Create cleanup checklists: Document your standard cleanup procedures for different types of text. This ensures consistency and helps you remember all the necessary steps.
Use browser bookmarks: Bookmark the specific tools you use most frequently for instant access. Organize them in a "Text Tools" folder for quick reference.
Process in batches: If you have multiple files to clean, process them all at once rather than one at a time. This reduces context switching and helps you work more efficiently.
Validate with test data: Before processing a large dataset, test your cleanup workflow on a small sample. This helps you catch issues before they affect thousands of lines.
Keep a cleanup log: For important data cleanup projects, document what operations you performed and why. This helps with troubleshooting and provides an audit trail.
Learn keyboard shortcuts: Most text tools support standard shortcuts like Ctrl+A (select all), Ctrl+C (copy), and Ctrl+V (paste). Using these is faster than clicking buttons.
Use the right tool for the job: Don't try to force a single tool to do everything. Use specialized tools for specific tasks:
- Duplicate Remover for deduplication
- Text Sorter for sorting
- Case Converter for capitalization
- Whitespace Remover for whitespace cleanup
- Line Counter for statistics and validation
Common Mistakes to Avoid
Even experienced users make these text cleanup mistakes. Avoid them to save time and prevent data loss.
Not keeping a backup: The biggest mistake is modifying your only copy of the data. Always work on a copy or keep the original file safe. Text cleanup operations are usually irreversible.
Removing duplicates before normalization: If you remove duplicates before fixing case and whitespace, you'll miss duplicates that differ only in formatting. Always normalize first, then deduplicate.
Ignoring case sensitivity: Failing to consider whether operations should be case-sensitive or case-insensitive leads to incorrect results.

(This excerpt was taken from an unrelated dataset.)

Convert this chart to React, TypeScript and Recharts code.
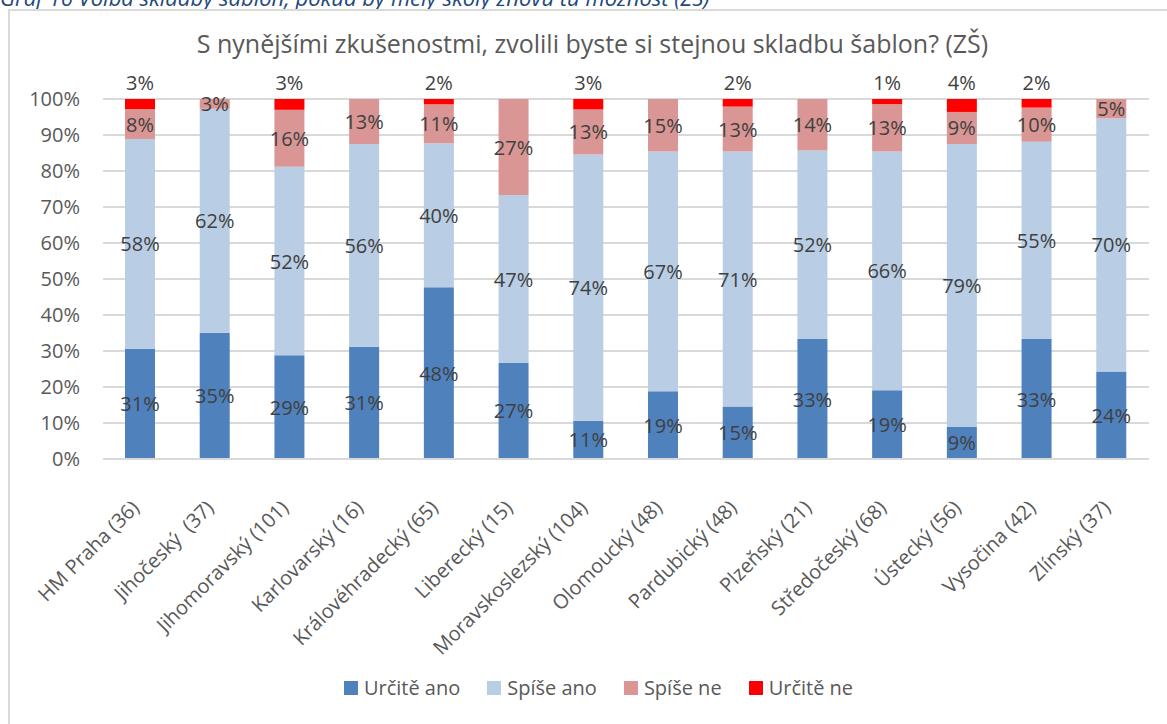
import { BarChart, Bar, XAxis, YAxis, CartesianGrid, LabelList } from 'recharts';

// Kraje a počty škol (n) v závorce
const regions = [
    'HM Praha (36)',
    'Jihočeský  (37)',
    'Jihomoravský (101)',
    'Karlovarský (16)',
    'Královéhradecký (65)',
    'Liberecký (15)',
    'Moravskoslezský (104)',
    'Olomoucký (48)',
    'Pardubický (48)',
    'Plzeňský (21)',
    'Středočeský (68)',
    'Ústecký (56)',
    'Vysočina (42)',
    'Zlínský (37)',
];

// podíly v % (100% skládaný sloupec)
const urciteAno = [30.6, 35.1, 28.8, 31.2, 47.7, 26.7, 10.6, 18.8, 14.6, 33.3, 19.1, 8.9, 33.3, 24.3];
const spiseAno = [58.3, 62.2, 52.4, 56.3, 40.0, 46.6, 74.0, 66.6, 70.8, 52.4, 66.3, 78.6, 54.8, 70.3];
const spiseNe = [8.3, 2.7, 15.8, 12.5, 10.8, 26.7, 12.5, 14.6, 12.5, 14.3, 13.2, 8.9, 9.5, 5.4];
const urciteNe = [2.8, 0, 3.0, 0, 1.5, 0, 2.9, 0, 2.1, 0, 1.4, 3.6, 2.4, 0];

const yTicks = [0, 10, 20, 30, 40, 50, 60, 70, 80, 90, 100];

const series = [
    { key: 'urciteAno', name: 'Určitě ano', color: '#4F81BD' },
    { key: 'spiseAno', name: 'Spíše ano', color: '#B9CDE5' },
    { key: 'spiseNe', name: 'Spíše ne', color: '#D99694' },
    { key: 'urciteNe', name: 'Určitě ne', color: '#FF0000' },
];

const chartData = regions.map((name, i) => ({
    name,
    urciteAno: urciteAno[i],
    spiseAno: spiseAno[i],
    spiseNe: spiseNe[i],
    urciteNe: urciteNe[i],
}));

const FONT = '"Open Sans", sans-serif';
const TEXT = '#404040';

const CategoryTick = (props: any) => {
    const { x, y, payload } = props;
    return (
        <g transform={`translate(${x - 5},${y + 37})`}>
            <text
                textAnchor="end"
                transform="rotate(-45)"
                dy="0.35em"
                fill="#595959"
                fontSize={20}
                fontFamily={FONT}
                style={{ whiteSpace: 'pre' }}
            >
                {payload.value}
            </text>
        </g>
    );
};

const centerLabel = (props: any) => {
    const { x, y, width, height, value } = props;
    if (!value) return null;
    return (
        <text
            x={x + width / 2}
            y={y + height / 2}
            textAnchor="middle"
            dominantBaseline="central"
            fill={TEXT}
            fontSize={20}
            fontFamily={FONT}
        >
            {Math.round(value)}%
        </text>
    );
};

// malé segmenty "Určitě ne" mají popisek nad sloupcem
const topLabel = (props: any) => {
    const { x, y, width, value } = props;
    if (!value) return null;
    return (
        <text
            x={x + width / 2}
            y={y - 17}
            textAnchor="middle"
            dominantBaseline="central"
            fill={TEXT}
            fontSize={20}
            fontFamily={FONT}
        >
            {Math.round(value)}%
        </text>
    );
};

export default function App() {
    return (
        <div style={{ position: 'relative', width: 1167, height: 724, overflow: 'hidden', background: '#fff' }}>
            <style>{'body{margin:0}'}</style>
            {/* popisek grafu nad rámečkem (v originále oříznutý) */}
            <div
                style={{
                    position: 'absolute',
                    left: 0,
                    top: -18,
                    fontFamily: FONT,
                    fontStyle: 'italic',
                    fontSize: 22,
                    color: '#1F497D',
                    whiteSpace: 'nowrap',
                }}
            >
                Graf 16 Volba skladby šablon, pokud by měly školy znovu tu možnost (ZŠ)
            </div>
            <div
                style={{
                    position: 'absolute',
                    left: 8,
                    top: 9,
                    width: 1200,
                    height: 800,
                    borderLeft: '2px solid #D9D9D9',
                    borderTop: '2px solid #D9D9D9',
                }}
            />
            <div
                style={{
                    position: 'absolute',
                    left: 0,
                    top: 26,
                    width: 1167,
                    textAlign: 'center',
                    paddingLeft: 18,
                    boxSizing: 'border-box',
                    fontFamily: FONT,
                    fontSize: 25,
                    color: '#595959',
                }}
            >
                S nynějšími zkušenostmi, zvolili byste si stejnou skladbu šablon? (ZŠ)
            </div>
            <div style={{ position: 'absolute', left: 0, top: 0 }}>
                <BarChart
                    width={1167}
                    height={724}
                    data={chartData}
                    margin={{ top: 99, right: 18, left: 32, bottom: 0 }}
                    barSize={30}
                >
                    <CartesianGrid vertical={false} stroke="#D9D9D9" strokeWidth={2} />
                    <XAxis
                        dataKey="name"
                        interval={0}
                        tickLine={false}
                        axisLine={{ stroke: '#D9D9D9', strokeWidth: 2 }}
                        tick={<CategoryTick />}
                        height={265}
                    />
                    <YAxis
                        width={71}
                        domain={[0, 100]}
                        ticks={yTicks}
                        allowDataOverflow
                        tickFormatter={(v) => `${v}%`}
                        tickLine={false}
                        axisLine={false}
                        tickSize={0}
                        tickMargin={23}
                        tick={{ fill: '#595959', fontSize: 20, fontFamily: FONT }}
                    />
                    {series.map((s) => (
                        <Bar
                            key={s.key}
                            dataKey={s.key}
                            name={s.name}
                            stackId="a"
                            fill={s.color}
                            isAnimationActive={false}
                        >
                            <LabelList dataKey={s.key} content={s.key === 'urciteNe' ? topLabel : centerLabel} />
                        </Bar>
                    ))}
                </BarChart>
            </div>
            {/* legenda */}
            <div
                style={{
                    position: 'absolute',
                    left: 0,
                    top: 674,
                    width: 1167,
                    paddingLeft: 30,
                    boxSizing: 'border-box',
                    display: 'flex',
                    justifyContent: 'center',
                    gap: 27,
                    fontFamily: FONT,
                    fontSize: 20,
                    color: '#595959',
                }}
            >
                {series.map((s) => (
                    <div key={s.key} style={{ display: 'flex', alignItems: 'center' }}>
                        <span style={{ width: 14, height: 14, background: s.color, marginRight: 6, display: 'inline-block' }} />
                        <span>{s.name}</span>
                    </div>
                ))}
            </div>
        </div>
    );
}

Think about whether "Apple" and "apple" should be treated as the same or different.
Over-cleaning: Removing all special characters or whitespace can destroy important structure. Understand what each character does before removing it. For example, removing all commas from a CSV file will break the format.
Not validating results: Assuming the cleanup worked without checking can lead to problems downstream. Always spot-check your results and verify counts match expectations.

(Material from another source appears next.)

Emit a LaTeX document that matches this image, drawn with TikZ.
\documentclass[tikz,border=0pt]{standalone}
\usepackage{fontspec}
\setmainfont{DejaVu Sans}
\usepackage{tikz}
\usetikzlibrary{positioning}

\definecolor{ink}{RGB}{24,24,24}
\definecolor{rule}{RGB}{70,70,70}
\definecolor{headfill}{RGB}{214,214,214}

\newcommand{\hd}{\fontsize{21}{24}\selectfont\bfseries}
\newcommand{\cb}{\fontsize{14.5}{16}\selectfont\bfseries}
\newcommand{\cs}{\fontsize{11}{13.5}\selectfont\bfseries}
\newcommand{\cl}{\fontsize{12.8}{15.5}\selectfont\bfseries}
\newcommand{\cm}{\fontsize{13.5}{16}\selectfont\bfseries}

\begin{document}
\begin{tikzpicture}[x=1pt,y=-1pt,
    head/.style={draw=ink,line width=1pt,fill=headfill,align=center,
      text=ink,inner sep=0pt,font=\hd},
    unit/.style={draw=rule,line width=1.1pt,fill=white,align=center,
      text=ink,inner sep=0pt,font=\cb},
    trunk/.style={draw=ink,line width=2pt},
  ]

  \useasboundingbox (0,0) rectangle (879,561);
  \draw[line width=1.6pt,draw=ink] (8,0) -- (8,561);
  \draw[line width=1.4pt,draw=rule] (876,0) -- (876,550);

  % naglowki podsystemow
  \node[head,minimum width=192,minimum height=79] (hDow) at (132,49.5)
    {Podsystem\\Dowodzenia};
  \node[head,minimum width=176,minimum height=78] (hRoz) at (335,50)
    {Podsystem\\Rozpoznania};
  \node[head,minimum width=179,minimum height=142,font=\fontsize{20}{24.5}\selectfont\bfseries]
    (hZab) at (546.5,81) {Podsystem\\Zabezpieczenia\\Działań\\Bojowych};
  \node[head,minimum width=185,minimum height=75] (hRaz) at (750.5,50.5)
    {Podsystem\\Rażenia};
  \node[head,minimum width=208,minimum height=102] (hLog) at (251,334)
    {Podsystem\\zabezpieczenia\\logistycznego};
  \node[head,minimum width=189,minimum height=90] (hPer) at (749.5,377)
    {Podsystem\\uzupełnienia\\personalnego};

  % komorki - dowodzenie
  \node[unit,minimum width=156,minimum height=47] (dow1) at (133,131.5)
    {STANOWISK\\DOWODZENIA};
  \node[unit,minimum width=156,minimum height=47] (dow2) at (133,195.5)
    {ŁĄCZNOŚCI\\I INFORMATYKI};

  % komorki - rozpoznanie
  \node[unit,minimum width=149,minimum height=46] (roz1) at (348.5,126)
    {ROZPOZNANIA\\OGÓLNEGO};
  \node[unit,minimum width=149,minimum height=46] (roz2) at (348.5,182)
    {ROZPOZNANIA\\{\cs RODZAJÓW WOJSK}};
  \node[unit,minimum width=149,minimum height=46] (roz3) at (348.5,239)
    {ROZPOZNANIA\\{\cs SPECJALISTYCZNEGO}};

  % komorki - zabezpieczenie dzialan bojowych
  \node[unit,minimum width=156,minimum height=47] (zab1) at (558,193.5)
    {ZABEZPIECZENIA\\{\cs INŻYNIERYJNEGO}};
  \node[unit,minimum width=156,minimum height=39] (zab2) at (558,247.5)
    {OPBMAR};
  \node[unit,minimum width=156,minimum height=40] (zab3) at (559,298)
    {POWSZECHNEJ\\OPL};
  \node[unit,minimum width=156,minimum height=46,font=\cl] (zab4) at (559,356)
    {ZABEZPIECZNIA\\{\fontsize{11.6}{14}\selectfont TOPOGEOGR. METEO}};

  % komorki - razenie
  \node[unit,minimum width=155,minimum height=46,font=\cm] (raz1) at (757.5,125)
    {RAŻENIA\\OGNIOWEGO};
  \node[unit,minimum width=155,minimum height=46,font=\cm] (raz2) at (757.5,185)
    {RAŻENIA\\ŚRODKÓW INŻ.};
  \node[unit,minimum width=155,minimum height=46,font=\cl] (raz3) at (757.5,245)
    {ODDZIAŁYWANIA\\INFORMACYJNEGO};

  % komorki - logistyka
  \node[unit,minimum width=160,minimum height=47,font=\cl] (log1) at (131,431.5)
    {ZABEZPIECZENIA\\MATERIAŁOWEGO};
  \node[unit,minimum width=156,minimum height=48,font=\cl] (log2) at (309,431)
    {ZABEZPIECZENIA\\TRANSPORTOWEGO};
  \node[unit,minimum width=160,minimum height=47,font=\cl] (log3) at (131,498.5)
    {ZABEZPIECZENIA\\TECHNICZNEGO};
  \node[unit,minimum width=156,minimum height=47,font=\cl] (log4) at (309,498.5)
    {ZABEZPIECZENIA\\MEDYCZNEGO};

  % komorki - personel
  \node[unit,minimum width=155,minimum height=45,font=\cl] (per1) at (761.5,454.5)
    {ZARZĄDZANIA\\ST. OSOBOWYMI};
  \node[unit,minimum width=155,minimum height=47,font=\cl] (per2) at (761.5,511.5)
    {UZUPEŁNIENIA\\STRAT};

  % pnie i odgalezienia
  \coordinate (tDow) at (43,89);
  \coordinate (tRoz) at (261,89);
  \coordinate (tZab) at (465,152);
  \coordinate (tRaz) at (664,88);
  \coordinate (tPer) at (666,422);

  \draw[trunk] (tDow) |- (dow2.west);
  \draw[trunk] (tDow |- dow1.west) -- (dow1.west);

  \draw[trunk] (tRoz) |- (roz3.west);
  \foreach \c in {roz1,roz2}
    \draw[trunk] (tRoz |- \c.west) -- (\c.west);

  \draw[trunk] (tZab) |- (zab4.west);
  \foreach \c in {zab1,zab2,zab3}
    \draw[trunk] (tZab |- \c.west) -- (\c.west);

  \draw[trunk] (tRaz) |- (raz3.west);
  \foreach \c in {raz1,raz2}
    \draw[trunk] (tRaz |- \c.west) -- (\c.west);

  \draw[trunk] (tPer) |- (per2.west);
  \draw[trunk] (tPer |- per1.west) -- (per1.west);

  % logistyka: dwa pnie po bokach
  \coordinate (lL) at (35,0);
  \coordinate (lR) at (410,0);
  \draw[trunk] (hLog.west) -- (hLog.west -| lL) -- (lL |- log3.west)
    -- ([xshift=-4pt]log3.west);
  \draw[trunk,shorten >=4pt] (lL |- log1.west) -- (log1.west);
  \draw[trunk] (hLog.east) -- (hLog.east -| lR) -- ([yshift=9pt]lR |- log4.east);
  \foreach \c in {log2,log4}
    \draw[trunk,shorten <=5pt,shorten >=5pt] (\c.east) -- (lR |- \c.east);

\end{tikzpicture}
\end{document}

Using the wrong line ending format: Converting Windows line endings (CRLF) to Unix (LF) or vice versa can break scripts and cause issues. Know what format your target system expects.
Forgetting about encoding: Text that looks fine in one application might display incorrectly in another due to encoding mismatches. Always use UTF-8 encoding unless you have a specific reason not to.
Batch processing without testing: Running cleanup operations on thousands of files without testing on a sample first can lead to widespread data corruption. Always test on a small subset first.
Key Takeaways
Text formatting problems are common but solvable. Here's what you need to remember:
- Most text issues fall into predictable categories: duplicates, whitespace, case inconsistency, special characters, and line ending problems
- Use the right tool for each task: Specialized tools work better than trying to do everything manually or with a single general-purpose tool
- Follow a systematic workflow: Fix whitespace first, then special characters, then case, then duplicates, then sort
- Always work on a copy: Keep your original data safe in case you need to start over or try a different approach
- Normalize before deduplicating: Fix case and whitespace issues before removing duplicates to catch all variations
- Validate your results: Check that cleanup operations produced the expected results before using the data
- Consider case sensitivity: Think about whether operations should treat uppercase and lowercase as the same or different
- Document your process: Keep notes on what cleanup steps you performed, especially for important datasets
With these techniques and tools, you can clean up even the messiest text quickly and accurately. The key is understanding the problem, choosing the right approach, and following a systematic workflow.